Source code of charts

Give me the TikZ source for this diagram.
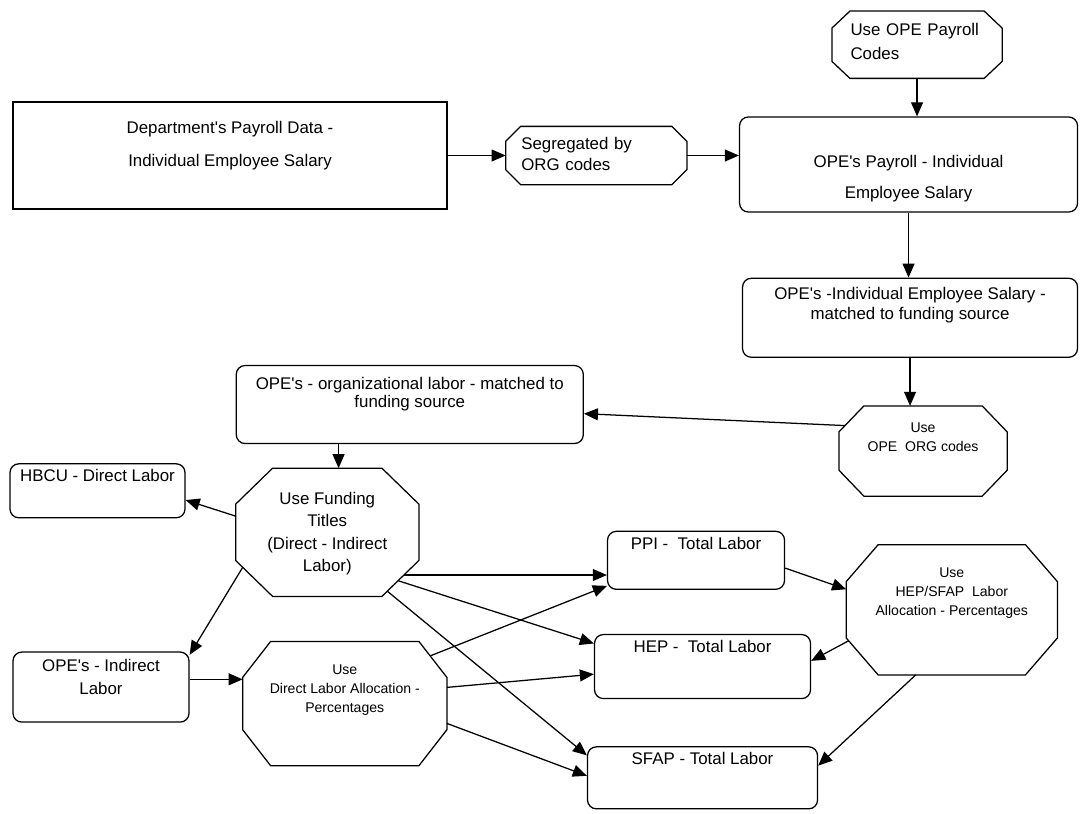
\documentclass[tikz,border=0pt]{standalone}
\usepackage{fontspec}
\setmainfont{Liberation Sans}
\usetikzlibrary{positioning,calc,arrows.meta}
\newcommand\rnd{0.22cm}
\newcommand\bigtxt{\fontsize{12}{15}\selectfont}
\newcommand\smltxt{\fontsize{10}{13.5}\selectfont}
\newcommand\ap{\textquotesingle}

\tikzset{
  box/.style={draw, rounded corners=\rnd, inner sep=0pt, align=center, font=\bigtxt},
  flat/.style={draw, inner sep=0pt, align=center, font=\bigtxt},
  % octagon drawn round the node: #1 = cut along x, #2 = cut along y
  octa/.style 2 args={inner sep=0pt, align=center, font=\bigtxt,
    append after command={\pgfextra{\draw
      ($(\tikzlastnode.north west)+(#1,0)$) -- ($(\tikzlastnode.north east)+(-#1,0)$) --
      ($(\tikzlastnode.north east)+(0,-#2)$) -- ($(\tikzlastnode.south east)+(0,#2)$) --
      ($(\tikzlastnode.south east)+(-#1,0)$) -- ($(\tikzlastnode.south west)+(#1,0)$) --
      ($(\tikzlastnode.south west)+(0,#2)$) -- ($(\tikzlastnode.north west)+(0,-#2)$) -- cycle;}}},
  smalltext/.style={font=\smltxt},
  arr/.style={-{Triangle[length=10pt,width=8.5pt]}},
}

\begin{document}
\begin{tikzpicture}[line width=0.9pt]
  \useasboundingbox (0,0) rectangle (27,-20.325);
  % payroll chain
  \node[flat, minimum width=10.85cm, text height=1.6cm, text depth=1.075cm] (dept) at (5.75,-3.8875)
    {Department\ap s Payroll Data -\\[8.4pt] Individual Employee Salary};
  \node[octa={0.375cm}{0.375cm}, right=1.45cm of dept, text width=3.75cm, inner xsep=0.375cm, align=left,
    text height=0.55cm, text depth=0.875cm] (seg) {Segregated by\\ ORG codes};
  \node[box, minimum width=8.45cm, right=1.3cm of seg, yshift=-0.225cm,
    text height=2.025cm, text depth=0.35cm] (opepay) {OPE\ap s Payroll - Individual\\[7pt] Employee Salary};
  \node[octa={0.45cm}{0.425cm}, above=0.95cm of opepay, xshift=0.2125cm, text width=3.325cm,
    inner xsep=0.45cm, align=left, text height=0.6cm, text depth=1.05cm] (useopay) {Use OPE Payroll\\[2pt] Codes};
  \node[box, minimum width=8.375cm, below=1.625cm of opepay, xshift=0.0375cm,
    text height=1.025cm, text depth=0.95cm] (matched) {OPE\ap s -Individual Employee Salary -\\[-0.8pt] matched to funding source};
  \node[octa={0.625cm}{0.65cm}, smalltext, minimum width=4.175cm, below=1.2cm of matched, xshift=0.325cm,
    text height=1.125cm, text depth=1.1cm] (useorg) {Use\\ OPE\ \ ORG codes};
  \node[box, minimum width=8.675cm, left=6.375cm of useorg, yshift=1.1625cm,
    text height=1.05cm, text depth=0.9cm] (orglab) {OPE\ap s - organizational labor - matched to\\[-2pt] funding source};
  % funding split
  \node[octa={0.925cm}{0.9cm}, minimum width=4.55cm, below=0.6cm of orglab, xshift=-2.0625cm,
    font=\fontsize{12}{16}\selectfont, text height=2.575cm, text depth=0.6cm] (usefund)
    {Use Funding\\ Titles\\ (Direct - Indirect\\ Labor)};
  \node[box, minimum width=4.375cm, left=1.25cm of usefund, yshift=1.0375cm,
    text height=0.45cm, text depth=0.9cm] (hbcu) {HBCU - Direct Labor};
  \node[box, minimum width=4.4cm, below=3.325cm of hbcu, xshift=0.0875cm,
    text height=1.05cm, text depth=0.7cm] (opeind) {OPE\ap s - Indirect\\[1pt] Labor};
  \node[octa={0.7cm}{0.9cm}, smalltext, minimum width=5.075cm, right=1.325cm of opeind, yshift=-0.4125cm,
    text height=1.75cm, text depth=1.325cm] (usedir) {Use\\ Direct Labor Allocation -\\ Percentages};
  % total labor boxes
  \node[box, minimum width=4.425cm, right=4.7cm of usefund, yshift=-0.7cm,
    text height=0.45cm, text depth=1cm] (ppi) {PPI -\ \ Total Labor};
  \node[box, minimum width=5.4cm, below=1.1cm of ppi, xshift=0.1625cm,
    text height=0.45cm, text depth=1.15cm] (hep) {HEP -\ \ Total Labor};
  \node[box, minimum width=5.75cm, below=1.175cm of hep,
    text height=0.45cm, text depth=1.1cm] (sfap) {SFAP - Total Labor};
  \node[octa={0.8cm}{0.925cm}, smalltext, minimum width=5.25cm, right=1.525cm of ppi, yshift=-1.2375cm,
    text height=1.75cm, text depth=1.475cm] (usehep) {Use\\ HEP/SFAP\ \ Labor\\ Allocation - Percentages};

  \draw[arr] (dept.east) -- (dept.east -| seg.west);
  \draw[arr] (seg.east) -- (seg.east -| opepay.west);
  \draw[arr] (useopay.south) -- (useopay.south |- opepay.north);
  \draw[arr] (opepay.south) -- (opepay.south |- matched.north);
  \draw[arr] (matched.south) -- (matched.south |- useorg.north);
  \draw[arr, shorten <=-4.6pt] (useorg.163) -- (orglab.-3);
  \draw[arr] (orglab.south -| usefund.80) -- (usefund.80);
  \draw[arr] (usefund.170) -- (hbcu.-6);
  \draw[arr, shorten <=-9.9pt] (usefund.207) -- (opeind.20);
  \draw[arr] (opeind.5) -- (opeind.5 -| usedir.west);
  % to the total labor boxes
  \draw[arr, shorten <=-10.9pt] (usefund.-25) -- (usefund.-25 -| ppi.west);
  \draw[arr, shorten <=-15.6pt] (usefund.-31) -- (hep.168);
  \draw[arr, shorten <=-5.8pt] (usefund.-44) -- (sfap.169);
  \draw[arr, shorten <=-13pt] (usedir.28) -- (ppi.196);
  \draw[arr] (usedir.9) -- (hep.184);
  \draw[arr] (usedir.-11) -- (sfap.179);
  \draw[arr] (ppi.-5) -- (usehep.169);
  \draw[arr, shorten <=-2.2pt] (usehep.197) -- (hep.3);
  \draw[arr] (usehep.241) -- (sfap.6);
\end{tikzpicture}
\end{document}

==

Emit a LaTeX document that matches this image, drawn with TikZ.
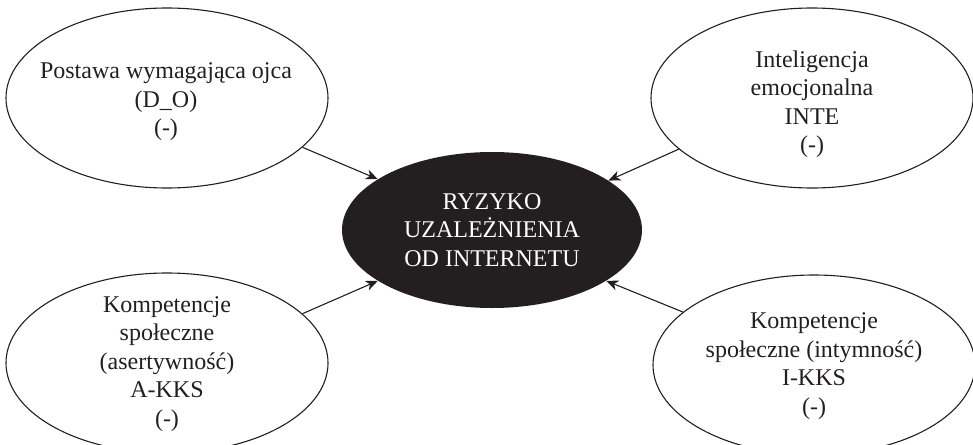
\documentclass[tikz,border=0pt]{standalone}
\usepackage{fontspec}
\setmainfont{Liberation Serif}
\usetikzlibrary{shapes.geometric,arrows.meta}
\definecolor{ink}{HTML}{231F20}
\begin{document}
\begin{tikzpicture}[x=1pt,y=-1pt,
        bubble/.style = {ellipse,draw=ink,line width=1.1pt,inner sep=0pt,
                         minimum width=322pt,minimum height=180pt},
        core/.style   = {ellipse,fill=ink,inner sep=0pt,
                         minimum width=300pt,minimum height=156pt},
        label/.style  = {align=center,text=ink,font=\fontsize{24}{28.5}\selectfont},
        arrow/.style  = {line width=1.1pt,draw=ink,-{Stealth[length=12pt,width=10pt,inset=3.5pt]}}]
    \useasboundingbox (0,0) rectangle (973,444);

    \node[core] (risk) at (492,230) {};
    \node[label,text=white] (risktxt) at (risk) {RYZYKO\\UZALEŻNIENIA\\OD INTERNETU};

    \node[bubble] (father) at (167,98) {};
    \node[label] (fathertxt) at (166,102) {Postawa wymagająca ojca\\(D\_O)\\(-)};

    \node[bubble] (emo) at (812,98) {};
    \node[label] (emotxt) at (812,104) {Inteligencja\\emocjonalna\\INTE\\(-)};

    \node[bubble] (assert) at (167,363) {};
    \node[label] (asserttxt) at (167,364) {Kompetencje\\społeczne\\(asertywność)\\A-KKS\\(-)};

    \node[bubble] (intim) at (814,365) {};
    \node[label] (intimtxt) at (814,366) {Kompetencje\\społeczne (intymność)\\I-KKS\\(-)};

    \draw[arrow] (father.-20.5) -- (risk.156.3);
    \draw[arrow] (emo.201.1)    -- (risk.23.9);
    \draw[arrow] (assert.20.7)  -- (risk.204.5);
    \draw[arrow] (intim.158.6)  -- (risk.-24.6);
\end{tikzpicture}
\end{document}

§ **What the task requires**
Check each line of the data above for the word "drawn", then state how many lines have it. Give the number alone.

§ **Expected answer**
2